アルミニウムでモノコックすべてを作るのは、想像以上に困難な仕事だった。ひと口にアルミと言っても、その合金であるジュラルミンは硬くて反発力も強く、いったんプレスしても、型から抜くと少し元の形に戻ってしまったりする。そのうえ溶接も特殊だから、高い精度で部材を組み合わせるだけでも、普通のクルマの何倍もの手間を要した。当時の日本で最高の800万円(最終期には900万円から最高1300万円)という価格も当然だっただろう。

長いテールの整流効果で安定性は抜群。

この超軽量モノコックのリアミッドシップに搭載されたのは、高級乗用車レジェンド用から発展したV型6気筒ツインカムのC30A型エンジン。世間ではF1に倣っての縦置きV10を期待する声もあったが、コンパクトな6気筒を横置きすることによってクルマの中心部周辺に重量物を集中させ、いわゆるZ軸まわりの慣性モーメントを小さくするという、俊敏なスポーツカーの原則を貫くことができた。

コクピットも広く明るい。年式が古くなっても、ホンダによる全面的なリフレッシュプログラムを利用できた。

これこそ開発リーダーの上原繁が最もこだわったポイントで、ボディ全体がアルミ製なのもそのためだった。外観を見るとテールが長すぎるように見えるが、それを可能にしたのも軽いアルミ製ゆえ。車体後部の気流を整え、高速走行での安定性を高めるなど効果の方が大きかった。

リアルスポーツであると同時に快適なGTでもあったNSXには、トップパネルだけ取り外せるオープンモデルのタイプTもあり、ドライブバイワイヤ式のAT仕様も用意された。

ウインドー面積が大きく視界が広々しているのも、瞬発力を生かした攻めやすさを求めた結果。ただし、そのために超高性能車らしい囲まれ感は薄く、特に助手席では体が剥き出しに晒されているような気がした。 サスペンションなどシャシーの大半も当然アルミ製で、余裕あふれるダブルウイッシュボーンと先進的な電動パワーステアリングにより、まったく身体的な負担や緊張感とは無縁の、快適きわまる超高速ドライビングを満喫できた。全体の味付けも安定感を基調としていたが、それを重視した後輪アライメントのため、初期にはタイヤの早期磨耗が指摘されることもあった。

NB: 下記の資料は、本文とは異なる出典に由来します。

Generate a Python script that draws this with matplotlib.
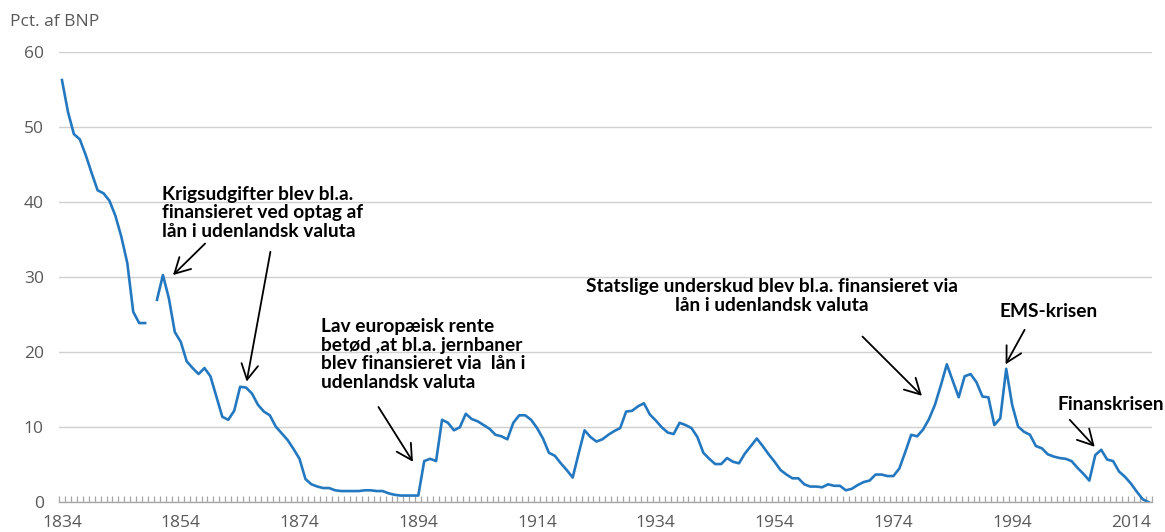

最終期(2001年から)に施されたマイナーチェンジで、リトラクタブルヘッドライトが固定式になり、かなり顔つきの印象が変わる。しかし、基本形は15年間まったく不変。

どの角度から検証しても高い水準に達していたNSXはサーキットでも実力を遺憾なく発揮し、1995年のル・マン24時間では、チーム国光がGT2クラスを制覇している。これらの実績を基に数々のバージョンアップも付け加えられ、当初3.0Lだったエンジンも最終的には3179ccのC32B型にまで拡大され、当時の日本車として最高峰の280psを発揮した。ただし、変転めまぐるしいスーパーカー界では、15年間もフルモデルチェンジしないままでは競争力の低下は避けられず、最後は年産わずか270台ほどにまで減って、2005年に生産が終わった。 それと入れ代わるように、ミッドエンジン+3モーターPHVの次期型NSXが開発されており、アメリカで2016年春から生産が開始される予定だ。